═══ GIVEN INFORMATION

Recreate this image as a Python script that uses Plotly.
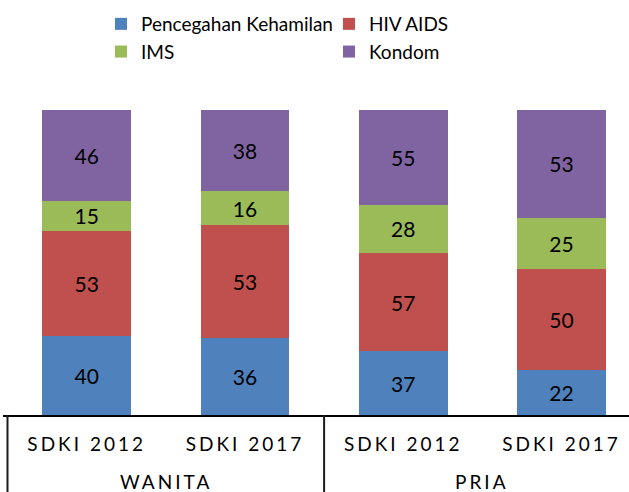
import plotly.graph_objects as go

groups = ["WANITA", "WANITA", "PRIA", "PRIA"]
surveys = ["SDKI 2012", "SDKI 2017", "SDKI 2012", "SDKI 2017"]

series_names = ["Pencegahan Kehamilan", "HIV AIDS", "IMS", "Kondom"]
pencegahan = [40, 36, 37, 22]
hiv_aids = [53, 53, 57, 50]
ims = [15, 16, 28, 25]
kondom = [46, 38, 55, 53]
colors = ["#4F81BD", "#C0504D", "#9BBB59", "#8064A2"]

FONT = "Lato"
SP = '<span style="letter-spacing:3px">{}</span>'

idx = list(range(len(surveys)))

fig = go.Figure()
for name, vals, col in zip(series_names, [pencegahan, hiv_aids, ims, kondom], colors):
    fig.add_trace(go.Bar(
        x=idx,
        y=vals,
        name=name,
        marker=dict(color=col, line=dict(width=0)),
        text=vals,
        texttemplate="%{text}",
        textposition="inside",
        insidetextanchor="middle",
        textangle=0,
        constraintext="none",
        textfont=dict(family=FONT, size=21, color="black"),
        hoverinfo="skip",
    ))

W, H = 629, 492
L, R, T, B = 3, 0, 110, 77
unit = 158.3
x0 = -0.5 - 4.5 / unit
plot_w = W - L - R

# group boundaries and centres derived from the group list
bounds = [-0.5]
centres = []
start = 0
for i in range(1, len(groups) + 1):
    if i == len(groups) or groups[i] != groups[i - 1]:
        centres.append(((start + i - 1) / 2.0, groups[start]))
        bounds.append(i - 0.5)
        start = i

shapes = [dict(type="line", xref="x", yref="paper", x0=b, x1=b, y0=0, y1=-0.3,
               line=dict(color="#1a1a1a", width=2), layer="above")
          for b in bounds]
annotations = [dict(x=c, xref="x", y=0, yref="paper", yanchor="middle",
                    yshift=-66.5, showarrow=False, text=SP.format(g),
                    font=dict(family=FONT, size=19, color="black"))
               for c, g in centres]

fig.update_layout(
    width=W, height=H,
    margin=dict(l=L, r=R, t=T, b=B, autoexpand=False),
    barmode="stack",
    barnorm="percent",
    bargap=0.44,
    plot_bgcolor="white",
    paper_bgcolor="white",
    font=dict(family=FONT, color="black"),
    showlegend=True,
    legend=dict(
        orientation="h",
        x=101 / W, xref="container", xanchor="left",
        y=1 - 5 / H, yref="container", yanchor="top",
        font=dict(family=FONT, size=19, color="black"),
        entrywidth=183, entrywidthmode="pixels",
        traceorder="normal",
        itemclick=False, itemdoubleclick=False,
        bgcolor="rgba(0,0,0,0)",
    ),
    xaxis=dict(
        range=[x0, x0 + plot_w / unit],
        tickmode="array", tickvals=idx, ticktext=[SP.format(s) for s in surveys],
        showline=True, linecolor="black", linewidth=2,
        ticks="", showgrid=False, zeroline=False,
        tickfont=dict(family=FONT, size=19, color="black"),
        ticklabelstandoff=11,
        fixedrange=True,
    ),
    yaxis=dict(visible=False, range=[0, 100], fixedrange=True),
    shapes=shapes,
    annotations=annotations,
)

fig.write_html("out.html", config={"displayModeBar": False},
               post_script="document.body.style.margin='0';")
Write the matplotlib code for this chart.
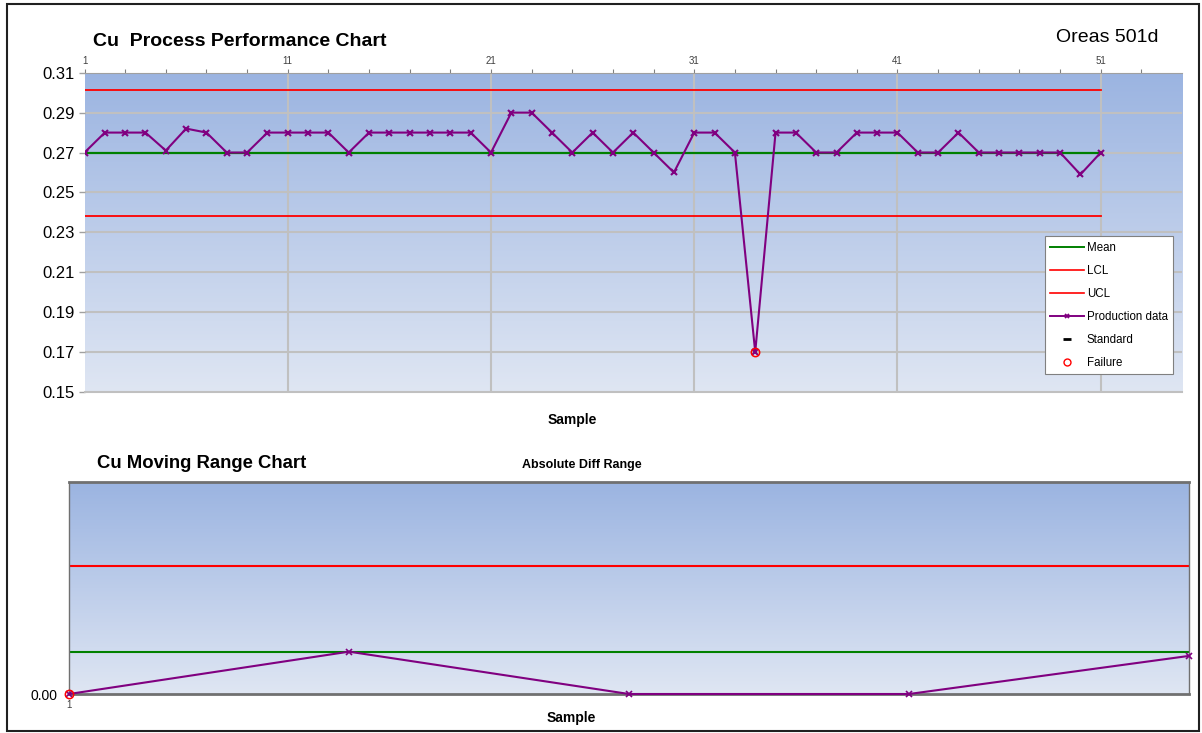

══════

Output the records above as they stand, from the first line to the line with "idx = list(range(len(surveys)))", inclusive, and exclude the pictures.

RESULT OF THIS TASK:
Recreate this image as a Python script that uses Plotly.
import plotly.graph_objects as go

groups = ["WANITA", "WANITA", "PRIA", "PRIA"]
surveys = ["SDKI 2012", "SDKI 2017", "SDKI 2012", "SDKI 2017"]

series_names = ["Pencegahan Kehamilan", "HIV AIDS", "IMS", "Kondom"]
pencegahan = [40, 36, 37, 22]
hiv_aids = [53, 53, 57, 50]
ims = [15, 16, 28, 25]
kondom = [46, 38, 55, 53]
colors = ["#4F81BD", "#C0504D", "#9BBB59", "#8064A2"]

FONT = "Lato"
SP = '<span style="letter-spacing:3px">{}</span>'

idx = list(range(len(surveys)))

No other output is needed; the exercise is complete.